School board members and administrators from across the North Fork and Shelter Island had a chance to air their concerns about the state of public education in a sit-down meeting with a state Board of Regents member Friday morning.
Next school year marks the first time school districts will have to keep their tax levy increases in their budgets below 2 percent from the current year. And while school cuts were of concern to attendees at the forum at Southold High School, most of the educators in the room seemed more concerned by the ever-increasing emphasis on standardized tests.
Representatives from the Southold, Riverhead, Greenport, Shelter Island, Oysterponds, New Suffolk and Mattituck-Cutchogue school districts attended the forum, which was facilitated by Gary Bixhorn of Eastern Suffolk BOCES.
Of particular concern to the local educators was a new statewide teacher assessment formula that relies heavily on student performance on standardized tests, which takes effect this year.
“I believe it was an attempt by people, maybe well-meaning, maybe not, who lived in urban districts,” said Board of Regents member Roger Tilles. ” They were looking at problems in New York City, getting rid of bad teachers.”

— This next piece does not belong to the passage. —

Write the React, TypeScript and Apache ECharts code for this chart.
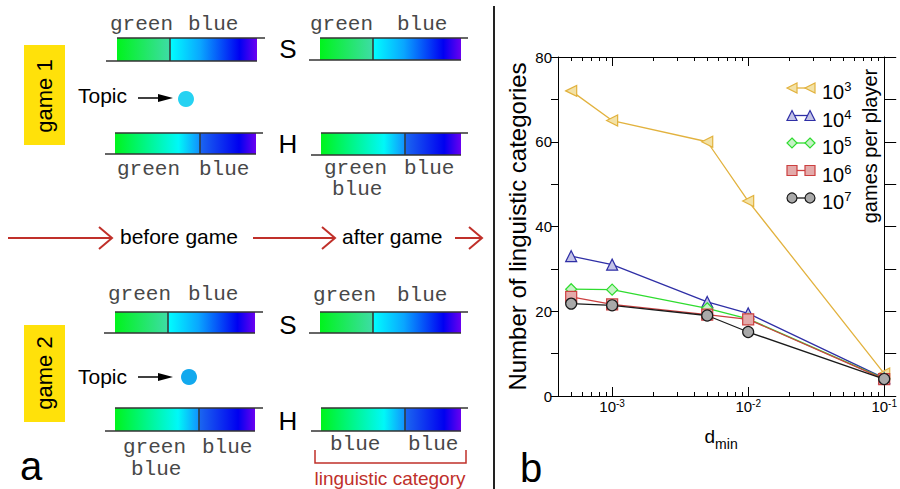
import React, { useEffect, useRef } from "react";
import * as echarts from "echarts";

// ---------------- data (panel b) ----------------
const dMinValues = [5e-4, 1e-3, 5e-3, 1e-2, 1e-1];
const gamesPerPlayerExponents = [3, 4, 5, 6, 7];
const categories1e3 = [72, 65, 60, 46, 5.3];
const categories1e4 = [33, 31, 22.2, 19.5, 4.2];
const categories1e5 = [25.2, 25.1, 20.7, 18.2, 4.1];
const categories1e6 = [23.4, 21.6, 19.2, 18.1, 4];
const categories1e7 = [21.8, 21.4, 19, 15.1, 4];
const allCategories = [categories1e3, categories1e4, categories1e5, categories1e6, categories1e7];
const xMajorTickValues = [1e-3, 1e-2, 1e-1];
const xMinorTickValues = [
  5e-4, 6e-4, 7e-4, 8e-4, 9e-4,
  2e-3, 3e-3, 4e-3, 5e-3, 6e-3, 7e-3, 8e-3, 9e-3,
  2e-2, 3e-2, 4e-2, 5e-2, 6e-2, 7e-2, 8e-2, 9e-2,
];
const yLabelValues = [0, 20, 40, 60, 80];

// ---------------- styles ----------------
const SANS = '"Liberation Sans", Arial, Helvetica, sans-serif';
const MONO = '"Liberation Mono", "Courier New", monospace';
const RED = "#c0302a";
const X_MIN = 4e-4;
const X_MAX = 0.1;

const seriesStyles = [
  { symbol: "triangle", rotate: 90, kind: "triLeft", line: "#e2b23e", fill: "#f3e2a6" },
  { symbol: "triangle", rotate: 0, kind: "triUp", line: "#2f2fa6", fill: "#c3c3e6" },
  { symbol: "diamond", rotate: 0, kind: "diamond", line: "#2fdc2f", fill: "#c6f2c6" },
  { symbol: "rect", rotate: 0, kind: "rect", line: "#cc4040", fill: "#e3aaaa" },
  { symbol: "circle", rotate: 0, kind: "circle", line: "#1a1a1a", fill: "#a9a9a9" },
];

// ---------------- helpers for the schematic (panel a) ----------------
const grad = (stops: [number, string][]) =>
  new echarts.graphic.LinearGradient(0, 0, 1, 0, stops.map(([offset, color]) => ({ offset, color })));

const S_LEFT: [number, string][] = [[0, "#00f41c"], [1, "#3edca6"]];
const S_RIGHT: [number, string][] = [[0, "#00ffff"], [0.35, "#0aa6ff"], [0.8, "#0000f2"], [1, "#6a00f0"]];
const H_FULL: [number, string][] = [[0, "#00f41c"], [0.45, "#00f8f8"], [0.6, "#1290ff"], [0.61, "#1a64f0"], [0.88, "#0000f0"], [1, "#6a00f0"]];

const line = (x1: number, y1: number, x2: number, y2: number, stroke = "#333", lineWidth = 1.5) => ({
  type: "line", silent: true, shape: { x1, y1, x2, y2 }, style: { stroke, lineWidth },
});
const rect = (x: number, y: number, width: number, height: number, fill: any) => ({
  type: "rect", silent: true, shape: { x, y, width, height }, style: { fill },
});
const text = (t: string, x: number, y: number, size: number, family: string, fill = "#000", align = "left", extra: any = {}) => ({
  type: "text", silent: true, x, y, ...extra,
  style: { text: t, fontSize: size, fontFamily: family, fill, align, textAlign: align, verticalAlign: "middle", textVerticalAlign: "middle" },
});

type Bar = { x0: number; x1: number; y0: number; y1: number; div: number; topEnd: number; botStart: number; split: boolean };
const barEls = (b: Bar) => {
  const els: any[] = [];
  const h = b.y1 - b.y0;
  if (b.split) {
    els.push(rect(b.x0, b.y0, b.div - b.x0, h, grad(S_LEFT)));
    els.push(rect(b.div, b.y0, b.x1 - b.div, h, grad(S_RIGHT)));
  } else {
    els.push(rect(b.x0, b.y0, b.x1 - b.x0, h, grad(H_FULL)));
  }
  els.push(line(b.x0, b.y0, b.topEnd, b.y0));
  els.push(line(b.botStart, b.y1, b.x1, b.y1));
  els.push(line(b.div, b.y0, b.div, b.y1));
  return els;
};

const bars: Bar[] = [
  { x0: 117, x1: 257, y0: 38, y1: 61, div: 170, topEnd: 265, botStart: 106, split: true },
  { x0: 320, x1: 461, y0: 38, y1: 60, div: 373, topEnd: 468, botStart: 309, split: true },
  { x0: 115, x1: 256, y0: 133, y1: 154, div: 200, topEnd: 263, botStart: 105, split: false },
  { x0: 321, x1: 461, y0: 133, y1: 155, div: 405, topEnd: 468, botStart: 311, split: false },
  { x0: 115, x1: 255, y0: 312, y1: 333, div: 168, topEnd: 263, botStart: 104, split: true },
  { x0: 320, x1: 461, y0: 312, y1: 333, div: 373, topEnd: 468, botStart: 309, split: true },
  { x0: 115, x1: 255, y0: 408, y1: 431, div: 199, topEnd: 263, botStart: 105, split: false },
  { x0: 321, x1: 461, y0: 408, y1: 431, div: 405, topEnd: 468, botStart: 311, split: false },
];

const monoWords: [string, number, number][] = [
  ["green", 110, 24.5], ["blue", 188, 24.5], ["green", 310, 24.5], ["blue", 397, 24.5],
  ["green", 117, 169.5], ["blue", 199, 169.5], ["green", 324, 168], ["blue", 404, 168], ["blue", 332, 189.5],
  ["green", 108, 294], ["blue", 188, 294], ["green", 313, 295], ["blue", 397, 295],
  ["green", 123, 447.5], ["blue", 202, 447.5], ["blue", 131, 469], ["blue", 330, 444], ["blue", 408, 444],
];

const games = [
  { label: "game 1", boxTop: 45, boxBottom: 145, textY: 96, sY: 48.6, hY: 143.6, topicY: 95, arrowY: 98, dotX: 186, dotY: 99, dot: "#26d2f2" },
  { label: "game 2", boxTop: 325, boxBottom: 422, textY: 373, sY: 325, hY: 420.5, topicY: 376, arrowY: 377, dotX: 189, dotY: 377, dot: "#12a9ee" },
];

const chevron = (tipX: number, y: number) => ({
  type: "polyline", silent: true,
  shape: { points: [[tipX - 13, y - 11], [tipX, y], [tipX - 13, y + 11]] },
  style: { stroke: RED, lineWidth: 2, fill: null },
});

const symbolEl = (kind: string, cx: number, cy: number, s: number, fill: string, stroke: string) => {
  const r = s / 2;
  const style = { fill, stroke, lineWidth: 1.2 };
  if (kind === "circle") return { type: "circle", silent: true, shape: { cx, cy, r }, style };
  if (kind === "rect") return { type: "rect", silent: true, shape: { x: cx - r, y: cy - r, width: s, height: s }, style };
  let points: number[][] = [];
  if (kind === "triLeft") points = [[cx - r, cy], [cx + r, cy - r], [cx + r, cy + r]];
  if (kind === "triUp") points = [[cx, cy - r], [cx + r, cy + r], [cx - r, cy + r]];
  if (kind === "diamond") points = [[cx, cy - r], [cx + r, cy], [cx, cy + r], [cx - r, cy]];
  return { type: "polygon", silent: true, shape: { points }, style };
};

function buildGraphics() {
  const els: any[] = [];
  // panel separator
  els.push(line(494, 6, 494, 489, "#222", 2));
  // bars
  bars.forEach((b) => els.push(...barEls(b)));
  // words
  monoWords.forEach(([t, x, y]) => els.push(text(t, x, y, 21, MONO, "#484848")));
  // games
  games.forEach((g) => {
    els.push(rect(24, g.boxTop, 41, g.boxBottom - g.boxTop, "#ffe10a"));
    els.push(text(g.label, 44, g.textY, 22, SANS, "#000", "center", { rotation: Math.PI / 2 }));
    els.push(text("S", 288, g.sY, 26, SANS, "#000", "center"));
    els.push(text("H", 288, g.hY, 26, SANS, "#000", "center"));
    els.push(text("Topic", 78, g.topicY, 21, SANS, "#000"));
    els.push(line(138, g.arrowY, 162, g.arrowY, "#000", 1.5));
    els.push({ type: "polygon", silent: true, shape: { points: [[158, g.arrowY - 4], [173, g.arrowY], [158, g.arrowY + 4]] }, style: { fill: "#000" } });
    els.push({ type: "circle", silent: true, shape: { cx: g.dotX, cy: g.dotY, r: 8 }, style: { fill: g.dot } });
  });
  // red timeline
  els.push(line(8, 238, 111, 238, RED, 2));
  els.push(chevron(112, 238));
  els.push(text("before game", 120, 236, 21, SANS, "#000"));
  els.push(line(253, 238, 334, 238, RED, 2));
  els.push(chevron(335, 238));
  els.push(text("after game", 342, 236, 21, SANS, "#000"));
  els.push(line(455, 238, 481, 238, RED, 2));
  els.push(chevron(482, 238));
  // linguistic category bracket
  els.push({ type: "polyline", silent: true, shape: { points: [[315, 450], [315, 463], [466, 463], [466, 450]] }, style: { stroke: RED, lineWidth: 1.5, fill: null } });
  els.push(text("linguistic category", 390, 478, 19, SANS, RED, "center"));
  // panel letters
  els.push(text("a", 20, 466, 40, SANS, "#000"));
  els.push(text("b", 520, 468, 40, SANS, "#000"));

  // legend of panel b
  const legendTop = 88;
  const legendStep = 27.5;
  gamesPerPlayerExponents.forEach((e, i) => {
    const st = seriesStyles[i];
    const y = legendTop + i * legendStep;
    els.push(line(792, y, 810, y, st.line, 1.3));
    els.push(symbolEl(st.kind, 792, y, 10, st.fill, st.line));
    els.push(symbolEl(st.kind, 810, y, 10, st.fill, st.line));
    els.push({
      type: "text", silent: true, x: 822, y: y + 3,
      style: {
        text: `{b|10}{s|${e}}`, fill: "#000", align: "left", textAlign: "left", verticalAlign: "middle", textVerticalAlign: "middle",
        rich: {
          b: { fontSize: 20, fontFamily: SANS, lineHeight: 22, verticalAlign: "bottom", fill: "#000", color: "#000" },
          s: { fontSize: 13, fontFamily: SANS, lineHeight: 4, verticalAlign: "top", fill: "#000", color: "#000" },
        },
      },
    });
  });
  els.push(text("games per player", 870, 146, 20, SANS, "#000", "center", { rotation: Math.PI / 2 }));
  return els;
}

function buildOption(): any {
  const xBase = {
    type: "log", logBase: 10, min: X_MIN, max: X_MAX, gridIndex: 0,
    splitLine: { show: false }, minorTick: { show: false }, minorSplitLine: { show: false },
  };
  const axisLineStyle = { show: true, lineStyle: { color: "#000", width: 1 } };
  const supRich = {
    b: { fontSize: 15, fontFamily: SANS, color: "#000", lineHeight: 16, verticalAlign: "bottom" },
    s: { fontSize: 10, fontFamily: SANS, color: "#000", lineHeight: 6, verticalAlign: "top" },
  };
  return {
    animation: false,
    backgroundColor: "#fff",
    textStyle: { fontFamily: SANS },
    grid: { left: 558, top: 57, right: 13, bottom: 93, containLabel: false },
    xAxis: [
      {
        ...xBase, position: "bottom",
        axisLine: axisLineStyle,
        axisTick: { show: true, inside: true, length: 9, customValues: xMajorTickValues, lineStyle: { color: "#000" } },
        axisLabel: {
          show: true, customValues: xMajorTickValues, margin: 2,
          formatter: (v: number) => `{b|10}{s|${Math.round(Math.log10(v))}}`,
          rich: supRich,
        },
        name: "{d|d}{m|min}", nameLocation: "middle", nameGap: 25,
        nameTextStyle: {
          rich: {
            d: { fontSize: 19, fontFamily: SANS, color: "#000", lineHeight: 30, verticalAlign: "middle" },
            m: { fontSize: 14, fontFamily: SANS, color: "#000", lineHeight: 10, verticalAlign: "bottom" },
          },
        },
      },
      {
        ...xBase, position: "bottom", axisLine: { show: false },
        axisTick: { show: true, inside: true, length: 4, customValues: xMinorTickValues, lineStyle: { color: "#000" } },
        axisLabel: { show: false },
      },
      {
        ...xBase, position: "top", axisLine: axisLineStyle,
        axisTick: { show: true, inside: true, length: 9, customValues: xMajorTickValues, lineStyle: { color: "#000" } },
        axisLabel: { show: false },
      },
      {
        ...xBase, position: "top", axisLine: { show: false },
        axisTick: { show: true, inside: true, length: 4, customValues: xMinorTickValues, lineStyle: { color: "#000" } },
        axisLabel: { show: false },
      },
    ],
    yAxis: [
      {
        type: "value", min: 0, max: 80, interval: 10, position: "left",
        axisLine: axisLineStyle,
        axisTick: { show: true, inside: false, length: 7, lineStyle: { color: "#000" } },
        axisLabel: {
          show: true, margin: 6, fontSize: 15, color: "#000", fontFamily: SANS,
          formatter: (v: number) => (yLabelValues.includes(v) ? String(v) : ""),
        },
        splitLine: { show: false },
        name: "Number of linguistic categories", nameLocation: "middle", nameGap: 29,
        nameTextStyle: { fontSize: 24, color: "#000", fontFamily: SANS },
      },
      {
        type: "value", min: 0, max: 80, interval: 10, position: "right",
        axisLine: axisLineStyle,
        axisTick: { show: true, inside: false, length: 12, lineStyle: { color: "#000" } },
        axisLabel: { show: false },
        splitLine: { show: false },
      },
    ],
    series: allCategories.map((vals, i) => {
      const st = seriesStyles[i];
      return {
        type: "line",
        name: `10^${gamesPerPlayerExponents[i]}`,
        xAxisIndex: 0, yAxisIndex: 0,
        data: dMinValues.map((x, j) => [x, vals[j]]),
        symbol: st.symbol, symbolRotate: st.rotate, symbolSize: 11,
        showAllSymbol: true,
        lineStyle: { color: st.line, width: 1.3 },
        itemStyle: { color: st.fill, borderColor: st.line, borderWidth: 1.2 },
        z: 2 + i,
        clip: false,
      };
    }),
    graphic: buildGraphics(),
  };
}

export default function App() {
  const ref = useRef<HTMLDivElement>(null);
  useEffect(() => {
    if (!ref.current) return;
    const chart = echarts.init(ref.current, null, { renderer: "svg" });
    chart.setOption(buildOption());
    return () => chart.dispose();
  }, []);
  return (
    <div
      ref={ref}
      style={{ position: "fixed", left: 0, top: 0, width: 900, height: 489, background: "#fff" }}
    />
  );
}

Those assessments were drafted after the state received $700 million in federal aid through a U.S. Department of Education program called Race To The Top.
“Race To The Top and many mandates we have are made for urban areas,” he added. “They are costly and counterproductive to the other 760 some-odd districts in the state.”
Mr. Tilles believes Race To The Top, in addition to the No Child Left Behind law, were designed to support proponents of a voucher system for charter schools.
“Half the schools in the country are not meeting annual performance standards. I do think that was intentional,” he said. “Once you have schools that don’t meet that threshold, you move toward more charter schools. Bigger states are moving toward vouchers. I think that was the rationale behind it.”
Many educators present said Race To The Top requirements are also creating severe financial burdens for their districts, which receive tiny sums to implement standardized tests that cost hundreds of thousands of dollars to grade and send data to the state.
Mattituck-Cutchogue, for example, received just over $13,000 in Race To The Top funding.
“In the time I’ve been on the school board, I’ve seen this metamorphosis to what I call education by evaluation,” said Mattituck-Cutchogue’s board president, Jerry Diffley. “We’re getting further and further away from educating children. The state fails to recognize the expense that goes into the evaluation process.”
Riverhead’s Pulaski Street School principal, David Densieski, said his students are barely able to deal with the upheaval the bad economy has created in their own lives, and his district is cutting back on guidance counselors. The last thing his district can afford, both from an educational and fiscal perspective, he said, is new tests.
“I have children and families in daily crisis who need support,” he said. “Coming to school and being tested is the last thing on their minds.”
Mr. Tilles said he agrees with the educators’ perspectives, but he is a minority on the Board of Regents.
Mr. Tilles, who lives in Great Neck, said he is the only member of the 17-member Board of Regents who currently has children attending public schools. He’s also retired from his former profession as a lawyer and said he spends a lot of time in the field meeting with educators and finding out how the Regents’ decisions affect them.
At many of the districts he visits, he asks to read poetry to fourth graders. Invariably, he said, the students are excited to learn and recite the verses with him. But when he goes to speak to ninth graders in the same schools, he said, he can’t believe how differently they feel about their education.
“The kids are totally bored and there’s no interactivity,” he said. “What happens to kids is they fall off a cliff. There’s nothing wrong with the kids. That’s one thing that becomes so apparant.”
Riverhead superintendent Nancy Carney agreed. She said she wished she could show Board of Regents members the scenes in her classrooms when young students start crying because they have to take tests.
“How do I bring that joy and love from the elementary to the high school level?” she asked.
Mr. Tilles said he did see some hope when he visited chorus students in Central Islip, where most of the ninth grade classes he visited were filled with bored students. When he visited them, the chorus was practicing for a trip to the Mozart Festival in Salzburg, Austria. Every single student in the class told him they were planning to go to college.
“I asked, ‘Why you and not your peers?’” he said. “They said, ‘because we love singing and our teacher makes us do our work [in other classes] if we want to be in chorus.’”
“It’s not rocket science,” he continued. “We’re taking out the things kids want to go to school for. In New York City one quarter of the schools have art or music teachers and only 50 percent of the students graduate from high school.”
Mr. Tilles urged all the educators present to talk to state Senator Ken LaValle (R-Port Jefferson), who chairs the senate education committee, about their concerns.
“I am in the minority on the Regents,” he said. “The Regents’ task is to close the gap between high and low performing schools…. We’re closing the gap by bringing the top down instead of bringing the bottom up.”